> _Short problem_
All lines from the top of the records below through the line holding "import * as", and only those, should be printed exactly, minus the pictures.

———

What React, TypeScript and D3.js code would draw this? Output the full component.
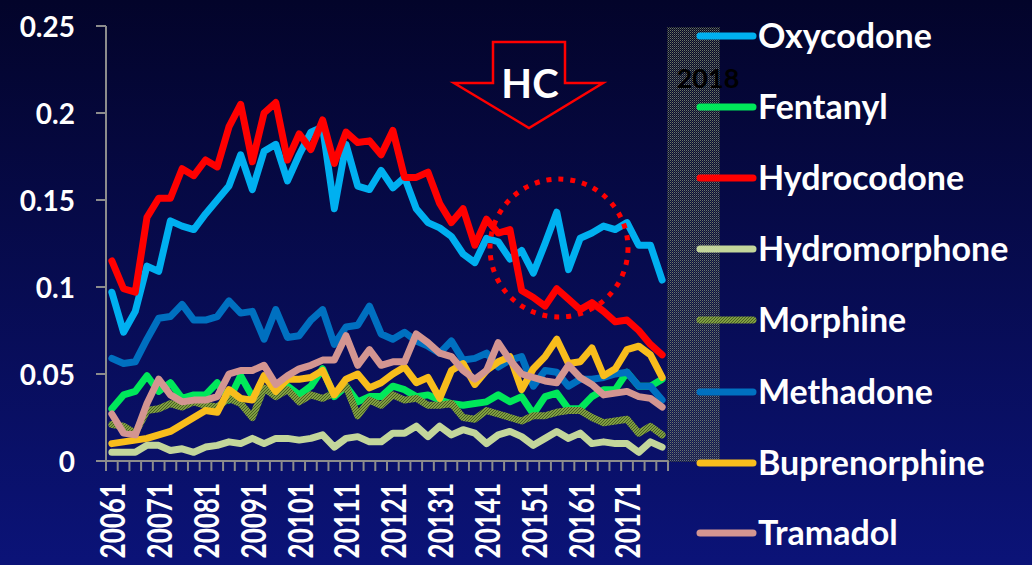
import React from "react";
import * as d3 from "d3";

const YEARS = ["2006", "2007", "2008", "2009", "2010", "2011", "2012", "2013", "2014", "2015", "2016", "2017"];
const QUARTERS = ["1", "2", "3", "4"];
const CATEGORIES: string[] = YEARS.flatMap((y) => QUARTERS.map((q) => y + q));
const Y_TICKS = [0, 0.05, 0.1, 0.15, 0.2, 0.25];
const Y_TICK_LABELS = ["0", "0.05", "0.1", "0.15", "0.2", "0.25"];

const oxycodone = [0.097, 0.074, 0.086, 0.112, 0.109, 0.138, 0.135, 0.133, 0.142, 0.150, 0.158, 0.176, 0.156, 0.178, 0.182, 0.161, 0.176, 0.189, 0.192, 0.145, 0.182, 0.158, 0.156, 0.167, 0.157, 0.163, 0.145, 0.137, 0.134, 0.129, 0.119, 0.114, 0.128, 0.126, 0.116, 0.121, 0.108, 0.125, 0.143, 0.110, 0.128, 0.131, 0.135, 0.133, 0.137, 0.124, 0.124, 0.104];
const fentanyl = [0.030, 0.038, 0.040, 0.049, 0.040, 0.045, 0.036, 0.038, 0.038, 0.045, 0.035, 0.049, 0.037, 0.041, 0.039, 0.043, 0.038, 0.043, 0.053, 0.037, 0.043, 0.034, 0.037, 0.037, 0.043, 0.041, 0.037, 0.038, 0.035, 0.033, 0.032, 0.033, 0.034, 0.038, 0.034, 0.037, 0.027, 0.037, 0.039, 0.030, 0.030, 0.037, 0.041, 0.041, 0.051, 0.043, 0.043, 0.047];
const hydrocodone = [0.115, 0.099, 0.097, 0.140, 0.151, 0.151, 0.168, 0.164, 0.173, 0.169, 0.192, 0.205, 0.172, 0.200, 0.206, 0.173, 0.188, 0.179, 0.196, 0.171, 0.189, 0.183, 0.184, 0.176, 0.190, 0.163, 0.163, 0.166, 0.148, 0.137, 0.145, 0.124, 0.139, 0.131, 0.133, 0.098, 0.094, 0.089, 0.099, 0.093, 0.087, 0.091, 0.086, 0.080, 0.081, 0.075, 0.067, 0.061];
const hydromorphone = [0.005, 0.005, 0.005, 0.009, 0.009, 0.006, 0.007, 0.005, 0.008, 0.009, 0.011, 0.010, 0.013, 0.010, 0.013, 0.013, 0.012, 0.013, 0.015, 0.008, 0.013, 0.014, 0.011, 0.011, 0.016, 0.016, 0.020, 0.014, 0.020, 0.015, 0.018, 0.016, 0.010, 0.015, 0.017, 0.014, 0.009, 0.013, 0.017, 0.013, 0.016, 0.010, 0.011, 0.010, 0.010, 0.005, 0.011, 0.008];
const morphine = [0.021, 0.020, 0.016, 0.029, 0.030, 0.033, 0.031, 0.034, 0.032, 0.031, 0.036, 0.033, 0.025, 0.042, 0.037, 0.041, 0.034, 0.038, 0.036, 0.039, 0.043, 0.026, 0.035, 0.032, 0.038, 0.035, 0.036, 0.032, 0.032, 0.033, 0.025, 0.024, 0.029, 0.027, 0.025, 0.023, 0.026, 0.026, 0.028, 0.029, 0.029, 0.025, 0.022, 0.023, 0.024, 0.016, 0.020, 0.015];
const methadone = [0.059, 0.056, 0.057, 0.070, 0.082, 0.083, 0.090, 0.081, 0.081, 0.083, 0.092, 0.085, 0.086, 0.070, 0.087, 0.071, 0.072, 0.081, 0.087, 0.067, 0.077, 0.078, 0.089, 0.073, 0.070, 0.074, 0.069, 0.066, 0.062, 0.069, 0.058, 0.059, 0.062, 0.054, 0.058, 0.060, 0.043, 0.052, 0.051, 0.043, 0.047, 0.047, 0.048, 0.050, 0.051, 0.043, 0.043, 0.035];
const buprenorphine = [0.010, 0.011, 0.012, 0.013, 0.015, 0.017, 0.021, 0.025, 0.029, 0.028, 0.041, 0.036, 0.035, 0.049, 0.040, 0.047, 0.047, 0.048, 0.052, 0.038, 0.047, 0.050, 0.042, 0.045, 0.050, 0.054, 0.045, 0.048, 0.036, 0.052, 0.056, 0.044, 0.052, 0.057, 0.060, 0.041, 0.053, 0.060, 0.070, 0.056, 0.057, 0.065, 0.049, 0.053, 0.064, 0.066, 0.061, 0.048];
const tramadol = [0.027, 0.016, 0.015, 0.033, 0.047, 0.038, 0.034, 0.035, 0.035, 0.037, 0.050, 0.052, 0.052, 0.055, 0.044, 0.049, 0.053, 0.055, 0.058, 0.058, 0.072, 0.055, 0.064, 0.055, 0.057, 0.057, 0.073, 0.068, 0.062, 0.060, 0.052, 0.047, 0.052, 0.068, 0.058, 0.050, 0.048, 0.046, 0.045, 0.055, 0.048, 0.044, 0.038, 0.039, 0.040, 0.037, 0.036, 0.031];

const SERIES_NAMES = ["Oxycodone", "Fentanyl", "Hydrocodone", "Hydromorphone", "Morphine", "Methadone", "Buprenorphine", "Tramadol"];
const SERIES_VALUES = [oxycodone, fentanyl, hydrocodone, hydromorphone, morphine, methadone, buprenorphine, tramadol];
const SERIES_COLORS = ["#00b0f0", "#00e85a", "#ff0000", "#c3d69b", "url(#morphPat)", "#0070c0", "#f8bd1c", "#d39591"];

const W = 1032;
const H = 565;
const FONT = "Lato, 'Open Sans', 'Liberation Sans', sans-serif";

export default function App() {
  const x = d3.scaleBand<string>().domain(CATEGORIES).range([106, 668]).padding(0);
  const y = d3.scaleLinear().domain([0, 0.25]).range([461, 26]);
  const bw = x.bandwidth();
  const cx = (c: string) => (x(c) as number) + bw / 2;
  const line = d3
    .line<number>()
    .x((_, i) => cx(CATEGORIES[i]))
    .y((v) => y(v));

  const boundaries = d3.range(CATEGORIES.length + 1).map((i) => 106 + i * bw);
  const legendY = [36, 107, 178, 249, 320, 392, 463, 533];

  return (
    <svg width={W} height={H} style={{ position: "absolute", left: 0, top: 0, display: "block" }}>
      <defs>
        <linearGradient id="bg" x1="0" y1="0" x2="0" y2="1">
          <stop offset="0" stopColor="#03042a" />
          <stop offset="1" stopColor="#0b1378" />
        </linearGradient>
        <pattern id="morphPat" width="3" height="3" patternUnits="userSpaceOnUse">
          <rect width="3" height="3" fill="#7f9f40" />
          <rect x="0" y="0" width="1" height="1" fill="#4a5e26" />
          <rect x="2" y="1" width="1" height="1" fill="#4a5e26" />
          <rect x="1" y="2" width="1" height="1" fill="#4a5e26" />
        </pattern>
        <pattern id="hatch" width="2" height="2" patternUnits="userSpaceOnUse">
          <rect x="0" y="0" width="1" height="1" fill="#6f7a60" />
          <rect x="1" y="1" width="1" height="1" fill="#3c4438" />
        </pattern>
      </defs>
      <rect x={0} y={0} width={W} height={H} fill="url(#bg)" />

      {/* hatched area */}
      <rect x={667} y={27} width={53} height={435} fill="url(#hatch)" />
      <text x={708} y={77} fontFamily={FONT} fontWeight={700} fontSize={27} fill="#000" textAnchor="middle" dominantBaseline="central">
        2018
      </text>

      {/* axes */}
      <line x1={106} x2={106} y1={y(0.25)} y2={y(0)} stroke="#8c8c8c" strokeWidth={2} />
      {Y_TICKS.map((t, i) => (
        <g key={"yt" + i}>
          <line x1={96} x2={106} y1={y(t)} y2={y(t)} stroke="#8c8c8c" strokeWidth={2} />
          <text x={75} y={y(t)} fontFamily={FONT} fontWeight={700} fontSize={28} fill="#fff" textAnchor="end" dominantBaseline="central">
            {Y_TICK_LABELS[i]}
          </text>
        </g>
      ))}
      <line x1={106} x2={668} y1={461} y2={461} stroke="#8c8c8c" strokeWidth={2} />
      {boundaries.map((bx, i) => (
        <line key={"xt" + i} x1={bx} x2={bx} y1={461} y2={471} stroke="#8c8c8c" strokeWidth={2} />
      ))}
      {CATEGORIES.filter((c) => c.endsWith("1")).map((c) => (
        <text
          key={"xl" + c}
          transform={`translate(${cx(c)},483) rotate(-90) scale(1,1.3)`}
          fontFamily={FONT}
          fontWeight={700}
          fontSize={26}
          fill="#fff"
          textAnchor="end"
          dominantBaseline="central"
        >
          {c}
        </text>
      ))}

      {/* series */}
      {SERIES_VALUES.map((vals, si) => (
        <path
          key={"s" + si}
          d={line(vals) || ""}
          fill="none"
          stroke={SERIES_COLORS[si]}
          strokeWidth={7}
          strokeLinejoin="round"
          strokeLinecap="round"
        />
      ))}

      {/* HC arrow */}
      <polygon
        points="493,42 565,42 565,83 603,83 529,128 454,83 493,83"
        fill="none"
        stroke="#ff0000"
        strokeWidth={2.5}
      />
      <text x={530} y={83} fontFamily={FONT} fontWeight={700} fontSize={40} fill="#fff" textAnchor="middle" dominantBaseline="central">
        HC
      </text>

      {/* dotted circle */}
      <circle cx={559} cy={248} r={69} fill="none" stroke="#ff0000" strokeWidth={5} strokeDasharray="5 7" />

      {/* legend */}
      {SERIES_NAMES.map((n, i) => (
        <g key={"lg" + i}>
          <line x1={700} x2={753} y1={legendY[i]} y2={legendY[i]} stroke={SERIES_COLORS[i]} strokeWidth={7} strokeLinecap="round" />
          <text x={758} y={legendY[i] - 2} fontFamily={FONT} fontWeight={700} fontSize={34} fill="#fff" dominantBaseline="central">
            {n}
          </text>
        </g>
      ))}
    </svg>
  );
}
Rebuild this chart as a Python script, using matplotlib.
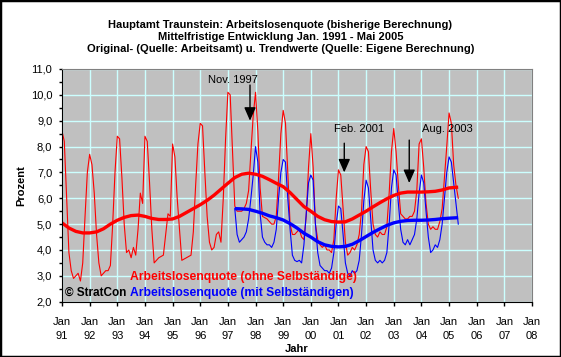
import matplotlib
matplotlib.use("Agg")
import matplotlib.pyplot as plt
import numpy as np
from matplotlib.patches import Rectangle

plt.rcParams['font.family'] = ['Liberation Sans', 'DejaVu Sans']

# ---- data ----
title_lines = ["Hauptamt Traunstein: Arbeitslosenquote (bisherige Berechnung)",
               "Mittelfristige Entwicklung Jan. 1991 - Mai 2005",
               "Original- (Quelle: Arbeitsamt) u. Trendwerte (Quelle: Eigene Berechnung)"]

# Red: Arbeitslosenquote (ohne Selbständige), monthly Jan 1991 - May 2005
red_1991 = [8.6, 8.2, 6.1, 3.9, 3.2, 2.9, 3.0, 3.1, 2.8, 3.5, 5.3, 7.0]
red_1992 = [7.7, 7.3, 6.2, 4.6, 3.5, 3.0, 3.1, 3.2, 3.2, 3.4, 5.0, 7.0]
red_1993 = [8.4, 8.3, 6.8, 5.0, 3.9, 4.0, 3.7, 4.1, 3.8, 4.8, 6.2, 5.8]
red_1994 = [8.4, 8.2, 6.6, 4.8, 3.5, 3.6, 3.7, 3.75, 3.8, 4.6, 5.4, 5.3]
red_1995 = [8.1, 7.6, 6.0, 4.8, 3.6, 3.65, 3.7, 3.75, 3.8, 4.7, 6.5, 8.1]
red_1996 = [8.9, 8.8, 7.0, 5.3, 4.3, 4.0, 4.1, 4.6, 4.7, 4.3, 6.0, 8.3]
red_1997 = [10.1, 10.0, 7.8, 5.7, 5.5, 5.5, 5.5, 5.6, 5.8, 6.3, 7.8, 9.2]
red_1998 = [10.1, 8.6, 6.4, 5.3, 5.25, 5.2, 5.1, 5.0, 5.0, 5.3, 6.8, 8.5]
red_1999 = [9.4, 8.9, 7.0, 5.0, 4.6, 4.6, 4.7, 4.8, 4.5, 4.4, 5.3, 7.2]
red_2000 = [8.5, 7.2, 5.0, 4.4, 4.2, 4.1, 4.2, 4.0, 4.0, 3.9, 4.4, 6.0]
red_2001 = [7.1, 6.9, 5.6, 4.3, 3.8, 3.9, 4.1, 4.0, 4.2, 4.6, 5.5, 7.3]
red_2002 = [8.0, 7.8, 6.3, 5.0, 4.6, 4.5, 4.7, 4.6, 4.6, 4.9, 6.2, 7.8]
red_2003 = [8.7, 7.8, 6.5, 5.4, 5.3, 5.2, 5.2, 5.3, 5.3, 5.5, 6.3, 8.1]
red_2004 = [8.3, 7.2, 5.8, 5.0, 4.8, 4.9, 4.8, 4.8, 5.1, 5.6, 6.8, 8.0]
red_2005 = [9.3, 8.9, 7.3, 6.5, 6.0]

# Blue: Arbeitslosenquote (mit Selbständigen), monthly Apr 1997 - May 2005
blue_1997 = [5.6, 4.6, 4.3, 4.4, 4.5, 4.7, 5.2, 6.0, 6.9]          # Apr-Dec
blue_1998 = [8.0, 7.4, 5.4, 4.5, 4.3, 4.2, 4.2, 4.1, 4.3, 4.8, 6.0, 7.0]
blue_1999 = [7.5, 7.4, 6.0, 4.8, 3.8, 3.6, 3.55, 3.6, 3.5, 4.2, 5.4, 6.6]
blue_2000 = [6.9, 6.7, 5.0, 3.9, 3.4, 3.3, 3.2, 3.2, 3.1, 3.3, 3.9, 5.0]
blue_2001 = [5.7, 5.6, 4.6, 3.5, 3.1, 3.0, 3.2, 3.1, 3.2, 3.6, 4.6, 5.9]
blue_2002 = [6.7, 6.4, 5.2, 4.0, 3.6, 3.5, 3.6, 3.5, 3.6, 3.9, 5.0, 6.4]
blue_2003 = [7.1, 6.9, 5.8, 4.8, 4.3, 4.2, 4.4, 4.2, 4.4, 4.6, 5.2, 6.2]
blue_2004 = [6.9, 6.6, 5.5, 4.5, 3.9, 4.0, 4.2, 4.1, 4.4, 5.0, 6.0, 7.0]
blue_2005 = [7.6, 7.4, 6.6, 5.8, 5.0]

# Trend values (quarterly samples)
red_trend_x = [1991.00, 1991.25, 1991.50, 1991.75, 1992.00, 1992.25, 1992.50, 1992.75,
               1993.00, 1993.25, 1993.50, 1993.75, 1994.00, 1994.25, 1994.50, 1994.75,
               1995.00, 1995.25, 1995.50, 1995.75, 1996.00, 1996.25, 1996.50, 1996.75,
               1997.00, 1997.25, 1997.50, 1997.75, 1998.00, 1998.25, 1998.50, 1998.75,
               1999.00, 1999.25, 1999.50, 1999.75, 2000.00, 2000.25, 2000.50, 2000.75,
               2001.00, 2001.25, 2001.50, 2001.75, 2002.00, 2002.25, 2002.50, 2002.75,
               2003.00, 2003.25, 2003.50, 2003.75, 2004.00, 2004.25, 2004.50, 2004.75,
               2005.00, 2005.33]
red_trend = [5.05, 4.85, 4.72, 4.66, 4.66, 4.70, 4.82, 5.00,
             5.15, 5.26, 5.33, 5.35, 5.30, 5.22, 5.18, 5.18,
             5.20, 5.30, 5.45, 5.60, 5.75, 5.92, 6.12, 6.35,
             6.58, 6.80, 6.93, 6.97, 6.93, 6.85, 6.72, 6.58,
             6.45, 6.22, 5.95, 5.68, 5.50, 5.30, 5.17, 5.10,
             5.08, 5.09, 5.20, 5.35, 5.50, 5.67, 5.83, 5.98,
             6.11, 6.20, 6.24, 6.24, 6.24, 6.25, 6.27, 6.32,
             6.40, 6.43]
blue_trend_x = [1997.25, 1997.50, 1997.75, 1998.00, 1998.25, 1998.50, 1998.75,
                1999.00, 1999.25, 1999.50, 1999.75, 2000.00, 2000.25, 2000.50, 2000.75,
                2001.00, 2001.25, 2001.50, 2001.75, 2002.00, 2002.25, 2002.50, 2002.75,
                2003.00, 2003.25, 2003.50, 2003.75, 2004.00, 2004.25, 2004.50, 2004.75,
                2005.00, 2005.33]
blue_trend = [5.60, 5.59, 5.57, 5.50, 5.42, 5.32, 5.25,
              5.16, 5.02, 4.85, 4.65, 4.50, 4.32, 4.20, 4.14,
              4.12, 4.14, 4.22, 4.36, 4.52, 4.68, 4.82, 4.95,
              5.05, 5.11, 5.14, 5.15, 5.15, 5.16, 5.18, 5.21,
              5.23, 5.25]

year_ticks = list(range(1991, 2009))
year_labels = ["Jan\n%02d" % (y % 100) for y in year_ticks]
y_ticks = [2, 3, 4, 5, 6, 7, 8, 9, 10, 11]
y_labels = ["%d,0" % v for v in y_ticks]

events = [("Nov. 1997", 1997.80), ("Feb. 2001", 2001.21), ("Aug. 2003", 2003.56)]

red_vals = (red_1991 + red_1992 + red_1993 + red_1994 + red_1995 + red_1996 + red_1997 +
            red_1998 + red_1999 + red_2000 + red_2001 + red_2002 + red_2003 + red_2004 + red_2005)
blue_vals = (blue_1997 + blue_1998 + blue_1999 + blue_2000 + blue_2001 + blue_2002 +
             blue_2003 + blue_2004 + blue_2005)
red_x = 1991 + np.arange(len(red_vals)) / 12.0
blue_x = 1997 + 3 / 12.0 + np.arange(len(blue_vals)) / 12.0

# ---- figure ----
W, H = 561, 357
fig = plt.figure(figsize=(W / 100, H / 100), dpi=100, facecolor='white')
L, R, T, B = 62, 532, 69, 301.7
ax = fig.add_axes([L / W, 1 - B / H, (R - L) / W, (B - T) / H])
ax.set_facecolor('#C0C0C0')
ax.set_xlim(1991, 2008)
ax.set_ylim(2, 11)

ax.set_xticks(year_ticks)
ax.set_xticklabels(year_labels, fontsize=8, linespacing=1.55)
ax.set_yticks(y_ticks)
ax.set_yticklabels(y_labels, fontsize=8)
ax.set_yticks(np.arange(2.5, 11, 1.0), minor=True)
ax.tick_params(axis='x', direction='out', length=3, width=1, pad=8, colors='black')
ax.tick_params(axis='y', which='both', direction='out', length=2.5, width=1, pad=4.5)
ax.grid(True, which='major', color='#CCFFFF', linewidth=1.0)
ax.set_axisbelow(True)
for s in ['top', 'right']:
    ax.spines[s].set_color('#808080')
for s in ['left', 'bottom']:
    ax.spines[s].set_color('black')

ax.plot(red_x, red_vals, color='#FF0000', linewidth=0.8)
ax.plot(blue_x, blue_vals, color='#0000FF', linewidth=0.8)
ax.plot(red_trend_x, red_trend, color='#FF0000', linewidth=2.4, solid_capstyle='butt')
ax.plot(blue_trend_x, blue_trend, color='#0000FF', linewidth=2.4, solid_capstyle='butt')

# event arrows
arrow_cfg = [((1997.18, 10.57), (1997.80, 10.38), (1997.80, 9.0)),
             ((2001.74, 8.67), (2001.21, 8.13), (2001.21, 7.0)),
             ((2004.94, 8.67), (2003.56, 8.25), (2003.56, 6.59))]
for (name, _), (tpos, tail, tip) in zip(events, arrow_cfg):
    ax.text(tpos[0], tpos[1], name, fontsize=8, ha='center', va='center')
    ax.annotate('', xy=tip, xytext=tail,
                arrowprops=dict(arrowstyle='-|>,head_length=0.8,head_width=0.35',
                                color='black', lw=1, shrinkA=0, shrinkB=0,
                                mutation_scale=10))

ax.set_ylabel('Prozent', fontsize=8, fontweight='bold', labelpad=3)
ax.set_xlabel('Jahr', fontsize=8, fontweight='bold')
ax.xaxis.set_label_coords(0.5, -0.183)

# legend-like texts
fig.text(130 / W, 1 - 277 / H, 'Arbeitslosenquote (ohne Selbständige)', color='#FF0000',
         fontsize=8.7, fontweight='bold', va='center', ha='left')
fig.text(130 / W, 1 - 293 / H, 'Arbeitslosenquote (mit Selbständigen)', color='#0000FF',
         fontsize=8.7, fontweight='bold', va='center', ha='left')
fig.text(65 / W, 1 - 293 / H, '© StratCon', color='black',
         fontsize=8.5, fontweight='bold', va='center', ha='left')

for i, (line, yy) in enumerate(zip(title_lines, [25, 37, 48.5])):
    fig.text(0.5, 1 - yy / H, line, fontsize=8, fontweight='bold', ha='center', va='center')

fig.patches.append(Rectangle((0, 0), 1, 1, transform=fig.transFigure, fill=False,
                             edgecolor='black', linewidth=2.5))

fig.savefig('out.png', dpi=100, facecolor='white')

———

> _Complete answer_
What React, TypeScript and D3.js code would draw this? Output the full component.
import React from "react";
import * as d3 from "d3";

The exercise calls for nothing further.